Le Horla est toujours présenté comme une nouvelle fantastique de Guy MAUPASSANT. Pourtant à la lumière de la biographie de l’auteur, elle dépasse, à notre sens, le cadre de la littérature fantastique, pour devenir un témoignage humain poignant d’un individu, victime de troubles de la perception.
Nous sommes tous plus ou moins habités par quelques fantasmes, complexes, angoisses ou névroses généralement bien enfouis dans l’inconscient mais si ces démons venaient a prendre forme, à s’extérioriser, comment réagirions nous ?
Tout le long de son récit, le narrateur, un homme ordinaire et plutôt enjoué exprime le processus du cataclysme dont il est victime, une sorte de dissolution des frontières entre sa perception du bien, le bien être, et sa perception du mal, la présence d’un être invisible qui voudrait le déposséder de lui même.

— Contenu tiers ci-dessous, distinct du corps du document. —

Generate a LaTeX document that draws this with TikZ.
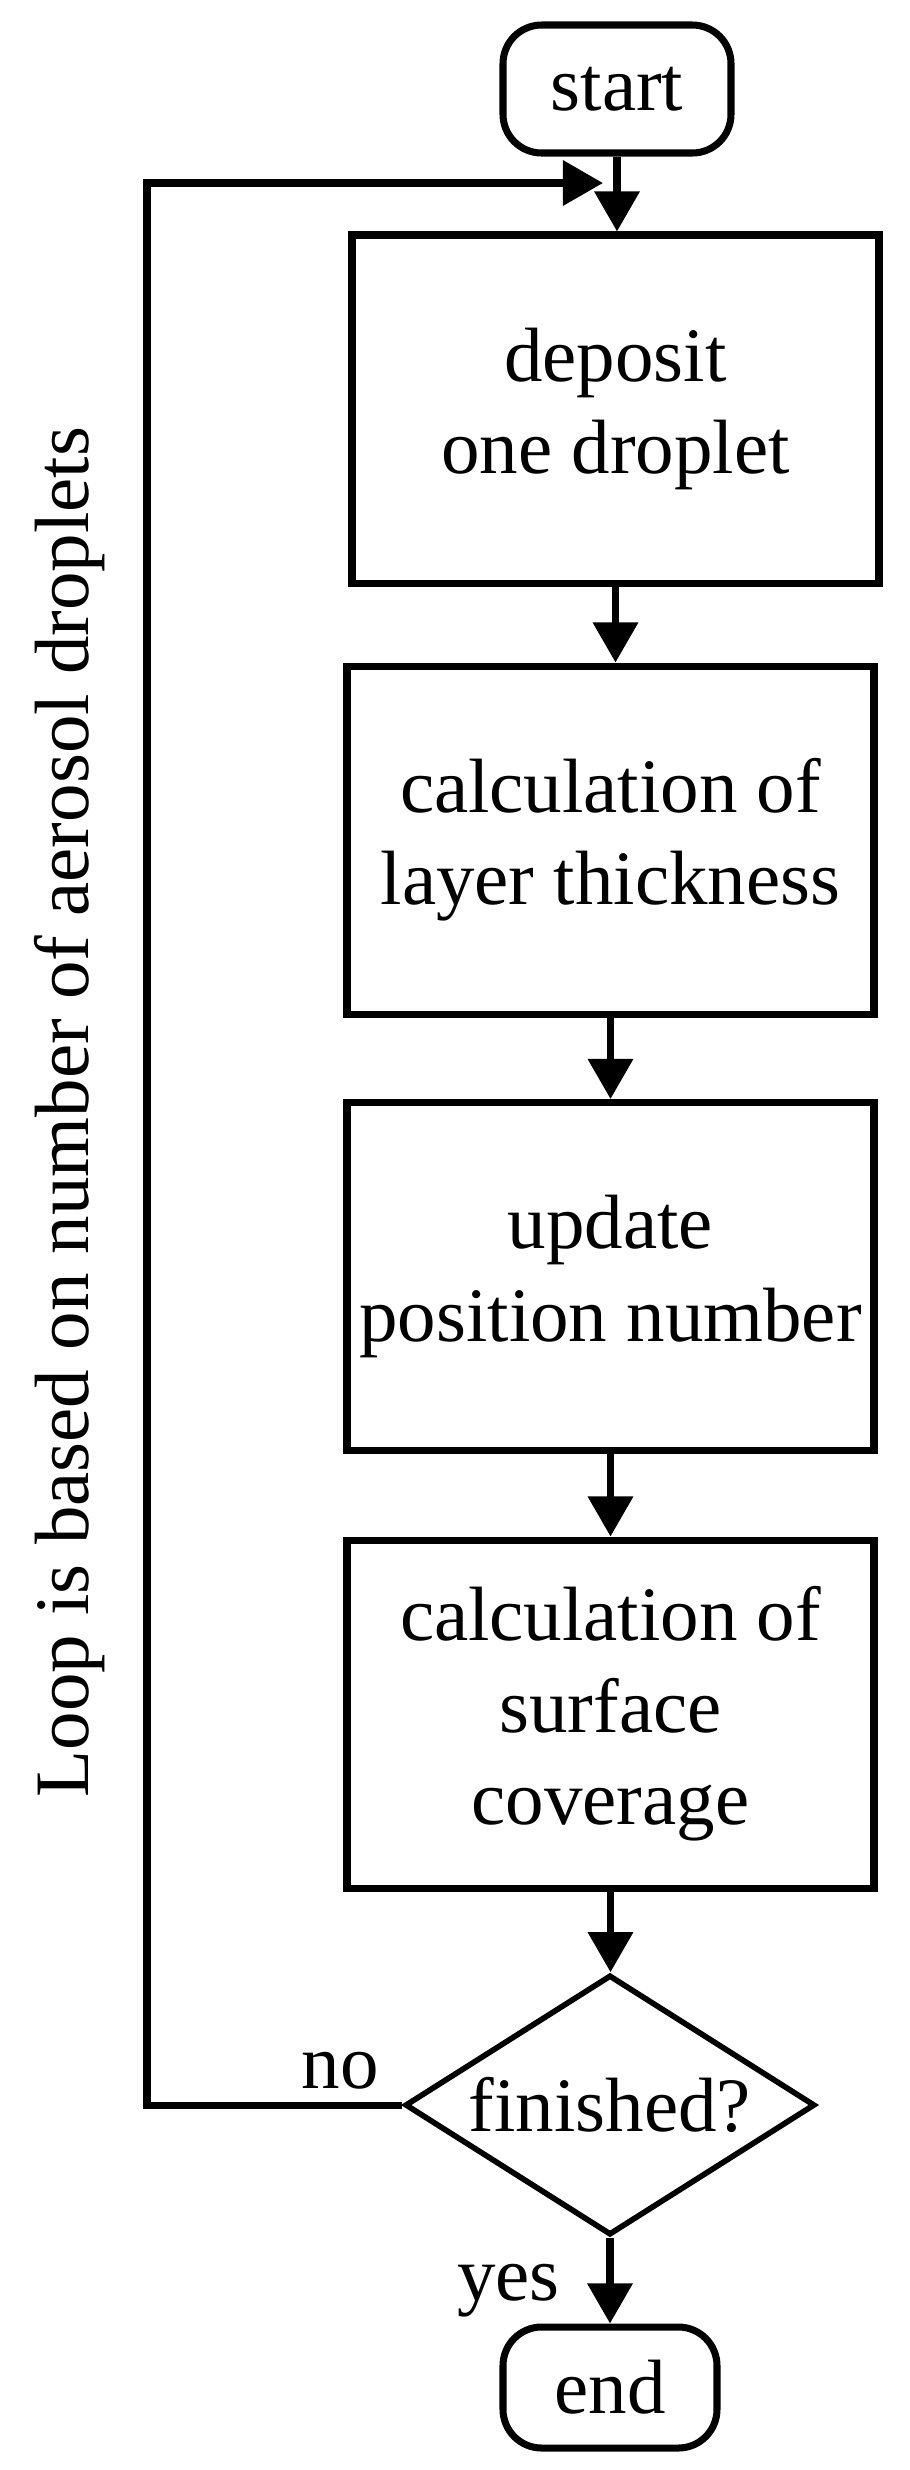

La narrateur est-il en train de devenir fou, difficile de l’affirmer car ses propos semblent parfaitement sensés, ils découlent d’un homme dont l’acuité de la perception ne permet pas le doute, non le Horla n’est pas le fruit d’hallucinations, il existe comme le mal existe de quelque façon qu’il soit décrit.
Ce Horla ne pourrait-il pas être une projection du propre être invisible du narrateur, un refoulé de sa personnalité, une autre face de lui même, celle qui ne peut s’exprimer que dans l’intimité ?
Sans sa couleur du fantastique, le témoignage de cet homme serait insoutenable comme la souffrance mentale qu’il éprouve, mais Maupassant possède l’art de raconter sans se départir d’une certaine ivresse celle de la sublimation du mal, transformant une expérience douloureuse en véritable thriller.
Ce personnage, nous l’aurions volontiers imaginé sous l’aspect d’un beau ténébreux, une sorte de Raskonilkov tourmenté. En découvrant son interprète au Lucernaire, nous découvrons au contraire un homme sympathique, bon vivant, simple, sans prétentions, le voisin idéal en somme. Le contraste entre sa personnalité et sa terrible aventure nous renvoie à notre propre banalité. Mais c’est tout le sujet de la nouvelle d’ailleurs, cette rencontre d’un homme ordinaire avec un être extraordinaire, un Horla extraterrestre.
Florent AUMAITRE, mis en scène avec délicatesse par Slimane KACIOUI, innerve avec une remarquable aisance tous les tourbillons de pensée du narrateur. Cela est en soi fantastique d’éprouver grâce à son interprétation l’acuité de la perception de Maupassant, « humain, trop humain ».